## DATASET CONTENT
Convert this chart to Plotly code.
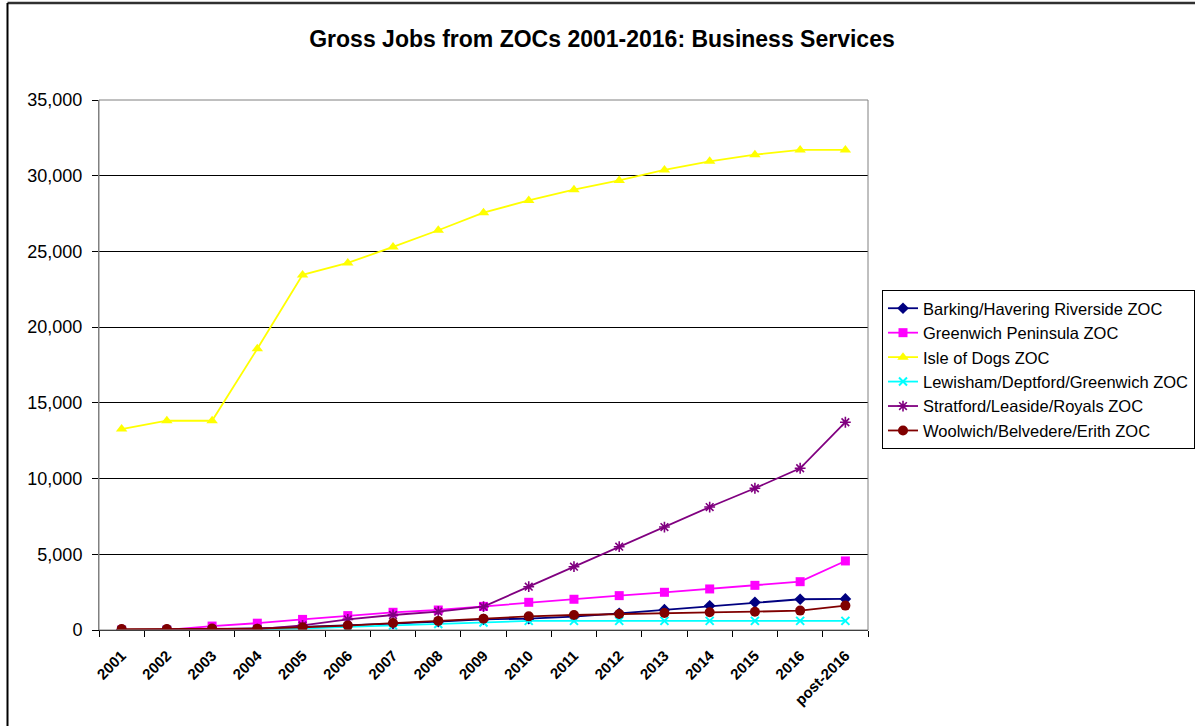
import plotly.graph_objects as go

# Categories and series (gross jobs, business services)
years = ["2001", "2002", "2003", "2004", "2005", "2006", "2007", "2008", "2009",
         "2010", "2011", "2012", "2013", "2014", "2015", "2016", "post-2016"]

barking = [0, 0, 50, 100, 200, 300, 420, 550, 700, 750, 880, 1100, 1340, 1600, 1830, 2030, 2050]
greenwich = [0, 0, 260, 450, 700, 950, 1170, 1320, 1560, 1830, 2030, 2270, 2490, 2710, 2950, 3190, 4560]
isle_of_dogs = [13270, 13820, 13820, 18570, 23450, 24240, 25300, 26400, 27560, 28370, 29080,
                29690, 30380, 30950, 31390, 31700, 31700]
lewisham = [0, 0, 0, 50, 100, 200, 300, 400, 500, 600, 600, 600, 600, 600, 600, 600, 600]
stratford = [0, 0, 30, 60, 300, 700, 990, 1210, 1540, 2860, 4180, 5500, 6800, 8120, 9360, 10680, 13720]
woolwich = [60, 60, 100, 90, 180, 290, 460, 600, 750, 900, 990, 1060, 1120, 1170, 1210, 1280, 1610]

series = [
    ("Barking/Havering Riverside ZOC", barking, "#000080", "diamond", 9, None),
    ("Greenwich Peninsula ZOC", greenwich, "#FF00FF", "square", 9, None),
    ("Isle of Dogs ZOC", isle_of_dogs, "#FFFF00", "triangle-up", 10, None),
    ("Lewisham/Deptford/Greenwich ZOC", lewisham, "#00FFFF", "x-thin", 8, 2),
    ("Stratford/Leaside/Royals ZOC", stratford, "#800080", "asterisk", 9, 1.6),
    ("Woolwich/Belvedere/Erith ZOC", woolwich, "#800000", "circle", 10, None),
]

FONT = "Arial, Liberation Sans, sans-serif"

fig = go.Figure()
for name, vals, color, symbol, size, mlw in series:
    marker = dict(symbol=symbol, size=size, color=color)
    if mlw is not None:
        marker["line"] = dict(color=color, width=mlw)
    else:
        marker["line"] = dict(width=0)
    fig.add_trace(go.Scatter(
        x=years, y=vals, name=name, mode="lines+markers",
        line=dict(color=color, width=1.8),
        marker=marker, legendgroup=name,
    ))

W, H = 1195, 726
L, R, T, B = 99, 868, 100, 630  # plot area edges in pixels
pw, ph = R - L, B - T


def px_x(p):
    return (p - L) / pw


def px_y(p):
    return (B - p) / ph


fig.update_layout(
    width=W, height=H,
    margin=dict(l=L, r=W - R, t=T, b=H - B, pad=0, autoexpand=False),
    paper_bgcolor="white", plot_bgcolor="white",
    font=dict(family=FONT, color="black", size=16),
    title=dict(
        text="<b>Gross Jobs from ZOCs 2001-2016: Business Services</b>",
        x=602 / W, xref="container", xanchor="center",
        y=1 - 39 / H, yref="container", yanchor="middle",
        font=dict(size=23, family=FONT, color="black"),
    ),
    xaxis=dict(
        type="category", range=[-0.5, 16.5],
        tickangle=-45, tickfont=dict(size=15, family=FONT, color="black", weight="bold"),
        ticks="outside", ticklen=6, tickcolor="black", tickson="boundaries",
        ticklabelstandoff=10,
        showline=True, linecolor="black", linewidth=1,
        showgrid=False, zeroline=False,
    ),
    yaxis=dict(
        range=[0, 35000], dtick=5000, tickformat=",",
        tickfont=dict(size=18, family=FONT, color="black"),
        ticks="outside", ticklen=6, tickcolor="black", ticklabelstandoff=6,
        showgrid=True, gridcolor="black", gridwidth=1,
        showline=True, linecolor="#808080", linewidth=1,
        zeroline=False,
    ),
    legend=dict(
        x=px_x(882), y=px_y(290), xanchor="left", yanchor="top",
        xref="paper", yref="paper",
        bordercolor="black", borderwidth=1, bgcolor="white",
        font=dict(size=16.5, family=FONT, color="black"),
        traceorder="grouped", tracegroupgap=0,
        itemwidth=30,
    ),
    shapes=[
        # plot-area frame
        dict(type="rect", xref="paper", yref="paper", x0=0, x1=1, y0=0, y1=1,
             line=dict(color="#808080", width=1), layer="above"),
        # chart frame: top and left edges
        dict(type="line", xref="paper", yref="paper",
             x0=px_x(7.5), x1=px_x(1230), y0=px_y(3), y1=px_y(3),
             line=dict(color="#303030", width=2.5)),
        dict(type="line", xref="paper", yref="paper",
             x0=px_x(7.5), x1=px_x(7.5), y0=px_y(3), y1=px_y(760),
             line=dict(color="#000000", width=2)),
    ],
    showlegend=True,
)

fig.write_html("out.html")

## REQUIREMENTS
Repeat the data in full and exactly. Omit pictures.

## SOLUTION
Convert this chart to Plotly code.
import plotly.graph_objects as go

# Categories and series (gross jobs, business services)
years = ["2001", "2002", "2003", "2004", "2005", "2006", "2007", "2008", "2009",
         "2010", "2011", "2012", "2013", "2014", "2015", "2016", "post-2016"]

barking = [0, 0, 50, 100, 200, 300, 420, 550, 700, 750, 880, 1100, 1340, 1600, 1830, 2030, 2050]
greenwich = [0, 0, 260, 450, 700, 950, 1170, 1320, 1560, 1830, 2030, 2270, 2490, 2710, 2950, 3190, 4560]
isle_of_dogs = [13270, 13820, 13820, 18570, 23450, 24240, 25300, 26400, 27560, 28370, 29080,
                29690, 30380, 30950, 31390, 31700, 31700]
lewisham = [0, 0, 0, 50, 100, 200, 300, 400, 500, 600, 600, 600, 600, 600, 600, 600, 600]
stratford = [0, 0, 30, 60, 300, 700, 990, 1210, 1540, 2860, 4180, 5500, 6800, 8120, 9360, 10680, 13720]
woolwich = [60, 60, 100, 90, 180, 290, 460, 600, 750, 900, 990, 1060, 1120, 1170, 1210, 1280, 1610]

series = [
    ("Barking/Havering Riverside ZOC", barking, "#000080", "diamond", 9, None),
    ("Greenwich Peninsula ZOC", greenwich, "#FF00FF", "square", 9, None),
    ("Isle of Dogs ZOC", isle_of_dogs, "#FFFF00", "triangle-up", 10, None),
    ("Lewisham/Deptford/Greenwich ZOC", lewisham, "#00FFFF", "x-thin", 8, 2),
    ("Stratford/Leaside/Royals ZOC", stratford, "#800080", "asterisk", 9, 1.6),
    ("Woolwich/Belvedere/Erith ZOC", woolwich, "#800000", "circle", 10, None),
]

FONT = "Arial, Liberation Sans, sans-serif"

fig = go.Figure()
for name, vals, color, symbol, size, mlw in series:
    marker = dict(symbol=symbol, size=size, color=color)
    if mlw is not None:
        marker["line"] = dict(color=color, width=mlw)
    else:
        marker["line"] = dict(width=0)
    fig.add_trace(go.Scatter(
        x=years, y=vals, name=name, mode="lines+markers",
        line=dict(color=color, width=1.8),
        marker=marker, legendgroup=name,
    ))

W, H = 1195, 726
L, R, T, B = 99, 868, 100, 630  # plot area edges in pixels
pw, ph = R - L, B - T


def px_x(p):
    return (p - L) / pw


def px_y(p):
    return (B - p) / ph


fig.update_layout(
    width=W, height=H,
    margin=dict(l=L, r=W - R, t=T, b=H - B, pad=0, autoexpand=False),
    paper_bgcolor="white", plot_bgcolor="white",
    font=dict(family=FONT, color="black", size=16),
    title=dict(
        text="<b>Gross Jobs from ZOCs 2001-2016: Business Services</b>",
        x=602 / W, xref="container", xanchor="center",
        y=1 - 39 / H, yref="container", yanchor="middle",
        font=dict(size=23, family=FONT, color="black"),
    ),
    xaxis=dict(
        type="category", range=[-0.5, 16.5],
        tickangle=-45, tickfont=dict(size=15, family=FONT, color="black", weight="bold"),
        ticks="outside", ticklen=6, tickcolor="black", tickson="boundaries",
        ticklabelstandoff=10,
        showline=True, linecolor="black", linewidth=1,
        showgrid=False, zeroline=False,
    ),
    yaxis=dict(
        range=[0, 35000], dtick=5000, tickformat=",",
        tickfont=dict(size=18, family=FONT, color="black"),
        ticks="outside", ticklen=6, tickcolor="black", ticklabelstandoff=6,
        showgrid=True, gridcolor="black", gridwidth=1,
        showline=True, linecolor="#808080", linewidth=1,
        zeroline=False,
    ),
    legend=dict(
        x=px_x(882), y=px_y(290), xanchor="left", yanchor="top",
        xref="paper", yref="paper",
        bordercolor="black", borderwidth=1, bgcolor="white",
        font=dict(size=16.5, family=FONT, color="black"),
        traceorder="grouped", tracegroupgap=0,
        itemwidth=30,
    ),
    shapes=[
        # plot-area frame
        dict(type="rect", xref="paper", yref="paper", x0=0, x1=1, y0=0, y1=1,
             line=dict(color="#808080", width=1), layer="above"),
        # chart frame: top and left edges
        dict(type="line", xref="paper", yref="paper",
             x0=px_x(7.5), x1=px_x(1230), y0=px_y(3), y1=px_y(3),
             line=dict(color="#303030", width=2.5)),
        dict(type="line", xref="paper", yref="paper",
             x0=px_x(7.5), x1=px_x(7.5), y0=px_y(3), y1=px_y(760),
             line=dict(color="#000000", width=2)),
    ],
    showlegend=True,
)

fig.write_html("out.html")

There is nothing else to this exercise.